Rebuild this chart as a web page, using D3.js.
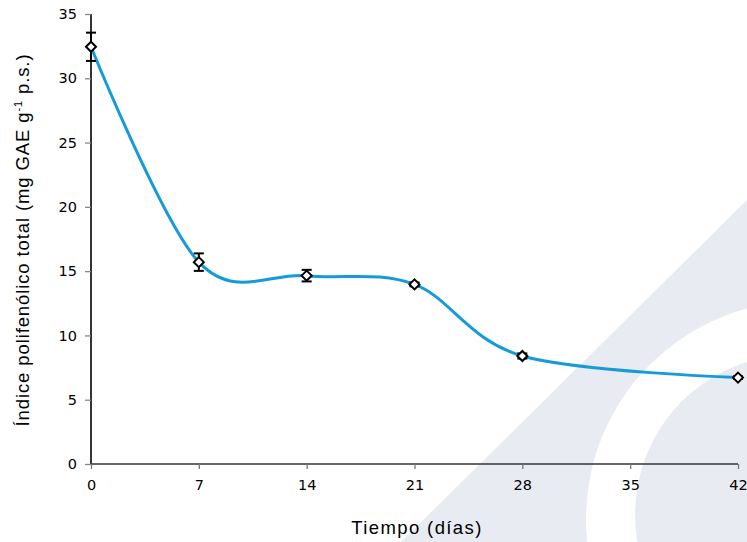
<!DOCTYPE html>
<html><head><meta charset="utf-8">
<script src="https://cdn.jsdelivr.net/npm/d3@7"></script>
<style>html,body{margin:0;padding:0;background:#fff}svg{display:block}</style>
</head><body>
<svg id="c" width="747" height="542"></svg>
<script>
const days = [0, 7, 14, 21, 28, 42];
const values = [32.45, 15.7, 14.65, 13.97, 8.4, 6.72];
const errors = [1.1, 0.68, 0.45, 0.15, 0.2, 0.1];
const xTicks = [0, 7, 14, 21, 28, 35, 42];
const yTicks = [0, 5, 10, 15, 20, 25, 30, 35];

const svg = d3.select("#c");
const W = 747, H = 542;
const x = d3.scaleLinear().domain([0, 42]).range([91, 738]);
const y = d3.scaleLinear().domain([0, 35]).range([464, 14]);

// watermark background
const wm = svg.append("g");
const gray = "#e8ebf2";
wm.append("path").attr("d", `M747,200 L747,${H} L401,${H} Z`).attr("fill", gray);
wm.append("circle").attr("cx", 804).attr("cy", 519).attr("r", 218).attr("fill", "#fff");
wm.append("circle").attr("cx", 794).attr("cy", 514).attr("r", 159).attr("fill", gray);

// axes
const tickFont = "'DejaVu Sans', Verdana, sans-serif";
const yAxis = svg.append("g").attr("transform", `translate(${x(0)},0)`)
  .call(d3.axisLeft(y).tickValues(yTicks).tickSize(6).tickPadding(8).tickFormat(d3.format("d")));
yAxis.select(".domain").attr("stroke", "#000").attr("stroke-width", 1.6).attr("d", `M0,${y(35)}V${y(0)}`);
yAxis.selectAll(".tick line").attr("stroke", "#888").attr("stroke-width", 1.3);
yAxis.selectAll(".tick text").attr("font-family", tickFont).attr("font-size", 14.5).attr("fill", "#000");

const xAxis = svg.append("g").attr("transform", `translate(0,${y(0)})`)
  .call(d3.axisBottom(x).tickValues(xTicks).tickSize(5).tickPadding(11).tickFormat(d3.format("d")));
xAxis.select(".domain").attr("stroke", "#333").attr("stroke-width", 1.4).attr("d", `M${x(0)},0H${x(42)}`);
xAxis.selectAll(".tick line").attr("stroke", "#777").attr("stroke-width", 1.3);
xAxis.selectAll(".tick text").attr("font-family", tickFont).attr("font-size", 14.5).attr("fill", "#000");

// titles
function fitSpacing(sel, target) {
  const n = sel.text().length;
  const L = sel.node().getComputedTextLength();
  sel.attr("letter-spacing", Math.max(0, (target - L) / (n - 1)));
}
const xt = svg.append("text").attr("x", 417).attr("y", 534).attr("text-anchor", "middle")
  .attr("font-family", "'Liberation Sans', Arial, sans-serif").attr("font-size", 18.5).attr("fill", "#000")
  .text("Tiempo (días)");
fitSpacing(xt, 130);
const yt = svg.append("text").attr("transform", "translate(29,240) rotate(-90)").attr("text-anchor", "middle")
  .attr("font-family", "'Liberation Sans', Arial, sans-serif").attr("font-size", 18.5).attr("fill", "#000");
yt.append("tspan").text("Índice polifenólico total (mg GAE g");
yt.append("tspan").attr("dy", -7).attr("font-size", 11).text("-1");
yt.append("tspan").attr("dy", 7).text(" p.s.)");
fitSpacing(yt, 372);

// line
const data = days.map((d, i) => ({ d, v: values[i], e: errors[i] }));
const line = d3.line().x(p => x(p.d)).y(p => y(p.v)).curve(d3.curveCardinal.tension(0));
svg.append("path").datum(data).attr("d", line).attr("fill", "none")
  .attr("stroke", "#159bd7").attr("stroke-width", 3);

// error bars
const eb = svg.append("g").attr("stroke", "#000").attr("stroke-width", 2);
data.forEach(p => {
  const cx = x(p.d), t = y(p.v + p.e), b = y(p.v - p.e);
  eb.append("line").attr("x1", cx).attr("x2", cx).attr("y1", t).attr("y2", b);
  eb.append("line").attr("x1", cx - 5).attr("x2", cx + 5).attr("y1", t).attr("y2", t);
  eb.append("line").attr("x1", cx - 5).attr("x2", cx + 5).attr("y1", b).attr("y2", b);
});

// markers
svg.append("g").selectAll("path").data(data).join("path")
  .attr("transform", p => `translate(${x(p.d)},${y(p.v)})`)
  .attr("d", "M0,-5L5,0L0,5L-5,0Z")
  .attr("fill", "#fff").attr("stroke", "#000").attr("stroke-width", 2);
</script>
</body></html>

Directions for this task: Reproduce all of the data exactly, omitting each picture it holds.

Written solution:
Rebuild this chart as a web page, using D3.js.
<!DOCTYPE html>
<html><head><meta charset="utf-8">
<script src="https://cdn.jsdelivr.net/npm/d3@7"></script>
<style>html,body{margin:0;padding:0;background:#fff}svg{display:block}</style>
</head><body>
<svg id="c" width="747" height="542"></svg>
<script>
const days = [0, 7, 14, 21, 28, 42];
const values = [32.45, 15.7, 14.65, 13.97, 8.4, 6.72];
const errors = [1.1, 0.68, 0.45, 0.15, 0.2, 0.1];
const xTicks = [0, 7, 14, 21, 28, 35, 42];
const yTicks = [0, 5, 10, 15, 20, 25, 30, 35];

const svg = d3.select("#c");
const W = 747, H = 542;
const x = d3.scaleLinear().domain([0, 42]).range([91, 738]);
const y = d3.scaleLinear().domain([0, 35]).range([464, 14]);

// watermark background
const wm = svg.append("g");
const gray = "#e8ebf2";
wm.append("path").attr("d", `M747,200 L747,${H} L401,${H} Z`).attr("fill", gray);
wm.append("circle").attr("cx", 804).attr("cy", 519).attr("r", 218).attr("fill", "#fff");
wm.append("circle").attr("cx", 794).attr("cy", 514).attr("r", 159).attr("fill", gray);

// axes
const tickFont = "'DejaVu Sans', Verdana, sans-serif";
const yAxis = svg.append("g").attr("transform", `translate(${x(0)},0)`)
  .call(d3.axisLeft(y).tickValues(yTicks).tickSize(6).tickPadding(8).tickFormat(d3.format("d")));
yAxis.select(".domain").attr("stroke", "#000").attr("stroke-width", 1.6).attr("d", `M0,${y(35)}V${y(0)}`);
yAxis.selectAll(".tick line").attr("stroke", "#888").attr("stroke-width", 1.3);
yAxis.selectAll(".tick text").attr("font-family", tickFont).attr("font-size", 14.5).attr("fill", "#000");

const xAxis = svg.append("g").attr("transform", `translate(0,${y(0)})`)
  .call(d3.axisBottom(x).tickValues(xTicks).tickSize(5).tickPadding(11).tickFormat(d3.format("d")));
xAxis.select(".domain").attr("stroke", "#333").attr("stroke-width", 1.4).attr("d", `M${x(0)},0H${x(42)}`);
xAxis.selectAll(".tick line").attr("stroke", "#777").attr("stroke-width", 1.3);
xAxis.selectAll(".tick text").attr("font-family", tickFont).attr("font-size", 14.5).attr("fill", "#000");

// titles
function fitSpacing(sel, target) {
  const n = sel.text().length;
  const L = sel.node().getComputedTextLength();
  sel.attr("letter-spacing", Math.max(0, (target - L) / (n - 1)));
}
const xt = svg.append("text").attr("x", 417).attr("y", 534).attr("text-anchor", "middle")
  .attr("font-family", "'Liberation Sans', Arial, sans-serif").attr("font-size", 18.5).attr("fill", "#000")
  .text("Tiempo (días)");
fitSpacing(xt, 130);
const yt = svg.append("text").attr("transform", "translate(29,240) rotate(-90)").attr("text-anchor", "middle")
  .attr("font-family", "'Liberation Sans', Arial, sans-serif").attr("font-size", 18.5).attr("fill", "#000");
yt.append("tspan").text("Índice polifenólico total (mg GAE g");
yt.append("tspan").attr("dy", -7).attr("font-size", 11).text("-1");
yt.append("tspan").attr("dy", 7).text(" p.s.)");
fitSpacing(yt, 372);

// line
const data = days.map((d, i) => ({ d, v: values[i], e: errors[i] }));
const line = d3.line().x(p => x(p.d)).y(p => y(p.v)).curve(d3.curveCardinal.tension(0));
svg.append("path").datum(data).attr("d", line).attr("fill", "none")
  .attr("stroke", "#159bd7").attr("stroke-width", 3);

// error bars
const eb = svg.append("g").attr("stroke", "#000").attr("stroke-width", 2);
data.forEach(p => {
  const cx = x(p.d), t = y(p.v + p.e), b = y(p.v - p.e);
  eb.append("line").attr("x1", cx).attr("x2", cx).attr("y1", t).attr("y2", b);
  eb.append("line").attr("x1", cx - 5).attr("x2", cx + 5).attr("y1", t).attr("y2", t);
  eb.append("line").attr("x1", cx - 5).attr("x2", cx + 5).attr("y1", b).attr("y2", b);
});

// markers
svg.append("g").selectAll("path").data(data).join("path")
  .attr("transform", p => `translate(${x(p.d)},${y(p.v)})`)
  .attr("d", "M0,-5L5,0L0,5L-5,0Z")
  .attr("fill", "#fff").attr("stroke", "#000").attr("stroke-width", 2);
</script>
</body></html>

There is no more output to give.